La semaine dernière, la Défense belge a lié la possibilité de livrer des F-16 à deux paramètres : la livraison des F-35 du fabricant américain Lockheed Martin à l’armée de l’air belge, et celle de pièces de rechange pour remettre en service les F-16 belges actuellement immobilisés pour maintenance. Davantage que les F-16 belges, ce qui va faire la différence pour l’armée ukrainienne, «c’est la livraison des moyens de défense antiaérienne» promis par les Occidentaux, avait indiqué le chef de la Défense belge, l’amiral Michel Hofman.

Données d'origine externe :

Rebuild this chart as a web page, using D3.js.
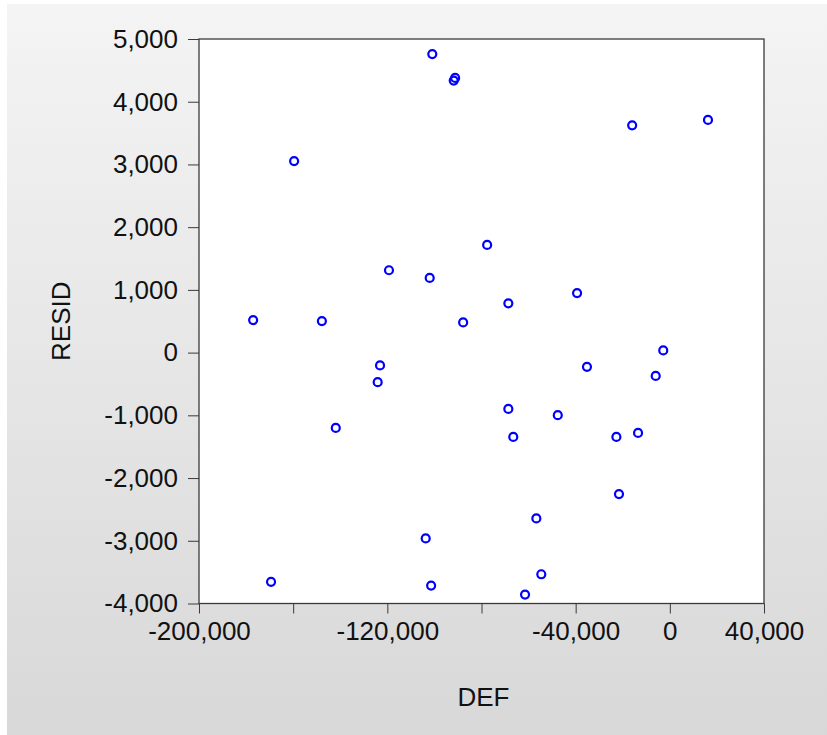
<!DOCTYPE html>
<html>
<head>
<meta charset="utf-8">
<script src="https://cdn.jsdelivr.net/npm/d3@7"></script>
<style>
  body { margin: 0; background: #fff; }
  svg { display: block; font-family: "Liberation Sans", Arial, sans-serif; }
</style>
</head>
<body>
<div id="chart"></div>
<script>
// residuals vs DEF
var defValues = [-100900, -91800, -91200, -16000, 16200, -159600, -77600, -119300, -102000, -68600,
    -39400, -177000, -147800, -87800, -2800, -123100, -124100, -35200, -6000, -68600,
    -47600, -66500, -22700, -13500, -141900, -21600, -56700, -103700, -169400, -101400,
    -54600, -61500]
var residValues = [4760, 4337, 4380, 3623, 3709, 3054, 1717, 1313, 1190, 786,
    950, 519, 503, 482, 35, -204, -471, -227, -371, -898,
    -998, -1345, -1345, -1281, -1201, -2256, -2644, -2963, -3655, -3714,
    -3534, -3858]

var xTicks = [-200000, -160000, -120000, -80000, -40000, 0, 40000]
var xLabelled = [-200000, -120000, -40000, 0, 40000]
var yTicks = [-4000, -3000, -2000, -1000, 0, 1000, 2000, 3000, 4000, 5000]

var W = 827, H = 735
var plot = {left: 199, right: 764, top: 39, bottom: 603.5}

var svg = d3.select("#chart")
    .append("svg")
    .attr("width", W)
    .attr("height", H)

// grey panel with a soft vertical gradient
var grad = svg.append("defs").append("linearGradient")
    .attr("id", "bg")
    .attr("x1", 0).attr("y1", 0).attr("x2", 0).attr("y2", 1)
grad.append("stop").attr("offset", "0%").attr("stop-color", "#f4f4f4")
grad.append("stop").attr("offset", "100%").attr("stop-color", "#d8d8d8")

svg.append("rect")
    .attr("x", 7).attr("y", 4)
    .attr("width", W - 7).attr("height", H - 4)
    .attr("fill", "url(#bg)")

var x = d3.scaleLinear().domain([-200000, 40000]).range([plot.left, plot.right])
var y = d3.scaleLinear().domain([-4000, 5000]).range([plot.bottom, plot.top])

svg.append("rect")
    .attr("x", x(-200000)).attr("y", y(5000))
    .attr("width", x(40000) - x(-200000))
    .attr("height", y(-4000) - y(5000))
    .attr("fill", "#fff")
    .attr("stroke", "#3a3a3a")
    .attr("stroke-width", 1.3)

// plain hyphen for negatives, like the original
var comma = d3.format(",")
function fmt(d) { return comma(d).replace("\u2212", "-") }

// y axis
var yAxis = svg.append("g")
    .attr("transform", "translate(" + plot.left + ",0)")
    .call(d3.axisLeft(y).tickValues(yTicks).tickSize(11).tickPadding(10).tickFormat(fmt))
yAxis.select(".domain").remove()
yAxis.selectAll("line").attr("stroke", "#3a3a3a")
yAxis.selectAll("text")
    .attr("font-size", "26px")
    .attr("fill", "#111")
    .attr("font-family", "Liberation Sans, Arial, sans-serif")

// x axis
var xAxis = svg.append("g")
    .attr("transform", "translate(0," + plot.bottom + ")")
    .call(d3.axisBottom(x).tickValues(xTicks).tickSize(10).tickPadding(8)
        .tickFormat(function (d) { return xLabelled.indexOf(d) >= 0 ? fmt(d) : "" }))
xAxis.select(".domain").remove()
xAxis.selectAll("line").attr("stroke", "#3a3a3a")
xAxis.selectAll("text")
    .attr("font-size", "26px")
    .attr("fill", "#111")
    .attr("font-family", "Liberation Sans, Arial, sans-serif")

// axis titles
svg.append("text")
    .attr("transform", "translate(70," + (plot.top + plot.bottom) / 2 + ") rotate(-90)")
    .attr("text-anchor", "middle")
    .attr("font-size", "26px")
    .attr("fill", "#111")
    .text("RESID")

svg.append("text")
    .attr("x", (plot.left + plot.right) / 2 + 2)
    .attr("y", 706)
    .attr("text-anchor", "middle")
    .attr("font-size", "26px")
    .attr("fill", "#111")
    .text("DEF")

// points
svg.append("g").selectAll("circle")
    .data(defValues.map(function (d, i) { return {def: d, resid: residValues[i]} }))
    .enter()
    .append("circle")
    .attr("cx", function (d) { return x(d.def) })
    .attr("cy", function (d) { return y(d.resid) })
    .attr("r", 4)
    .attr("fill", "none")
    .attr("stroke", "#0000ff")
    .attr("stroke-width", 2.2)
</script>
</body>
</html>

L’Ukraine a besoin de quatre fois plus de systèmes de défense antiaérienne et de «120 à 130» avions de combat F-16 pour pouvoir prétendre mettre fin à la domination de la Russie dans les airs, a estimé récemment V. Zelensky. Lors de son étape à Madrid lundi, le dirigeant ukrainien a appelé l’Occident à contraindre la Russie à la paix «par tous les moyens», au moment où Kiev réclame de pouvoir utiliser des armes occidentales pour frapper le territoire russe.
 

Pour sa part, la Suède a décidé hier de suspendre son projet d’envoyer des avions de chasse Gripen à Kiev, répondant à une demande de pays partenaires de privilégier d’abord la livraison de F-16 à l’Ukraine, selon le ministère suédois de la Défense. «Les autres pays (...) nous ont demandé d’attendre avant de faire don du système Gripen», a dit le porte-parole du ministre de la Défense Pal Jonson. «Nos partenaires de la coalition (...) soulignent que l’introduction simultanée de deux systèmes de combat aérien est très complexe et qu’il convient désormais de se concentrer sur l’introduction du système F-16 dans l’armée de l’air ukrainienne», a-t-il précisé. 
 

Mise en garde de Moscou

De son côté, le président russe, Vladimir Poutine, a mis en garde hier contre l’usage d’armes occidentales visant le territoire russe, évoquant le risque de «conséquences graves». «En Europe, en particulier dans les petits pays, ils doivent réfléchir à ce avec quoi ils jouent. Ils doivent se souvenir qu’ils sont bien souvent des Etats ayant un petit territoire et une population très dense», a prévenu V. Poutine lors d’un point presse à Tachkent, en Ouzbékistan. «Ce facteur est une chose sérieuse qu’ils doivent avoir à l’esprit avant de parler de frapper en profondeur le territoire russe», a-t-il poursuivi. «Cette escalade permanente peu avoir des conséquences graves.»
 

L’Ukraine réclame de pouvoir utiliser les armes livrées par l’Occident contre des cibles militaires en territoire russe, mais le sujet divise profondément les soutiens de Kiev. Parmi les plus réticents, l’Italie et l’Allemagne brandissent le risque d’escalade, avec en filigrane la crainte de l’utilisation de l’arme nucléaire par Vladimir Poutine. 
 

Selon le chef de l’Etat russe, il s’agirait d’une escalade car même si ce sont les militaires ukrainiens qui mèneraient les frappes, elles seraient préparées par les Occidentaux qui fournissent les armes. «La tâche n’est pas préparée par l’armée ukrainienne, mais par les représentants des pays de l’Otan», a-t-il dit, accusant en outre les Occidentaux de vouloir «un conflit mondial». 
 

Lundi, Kiev a annoncé que des instructeurs français allaient se rendre «prochainement» en Ukraine afin de former les troupes ukrainiennes, avant de rétropédaler et indiquer être toujours «en discussions avec la France et d’autres pays sur cette question».
 

Le ministère français de la Défense a évoqué «un chantier» en cours, sans confirmer l’envoi d’instructeurs français en Ukraine. Interrogé sur le sujet hier, Vladimir Poutine a assuré que ces instructeurs «sont là», en Ukraine, «sous l’apparence de mercenaires». «Nous le savons bien. Il n’y a rien de nouveau», a-t-il affirmé à la presse.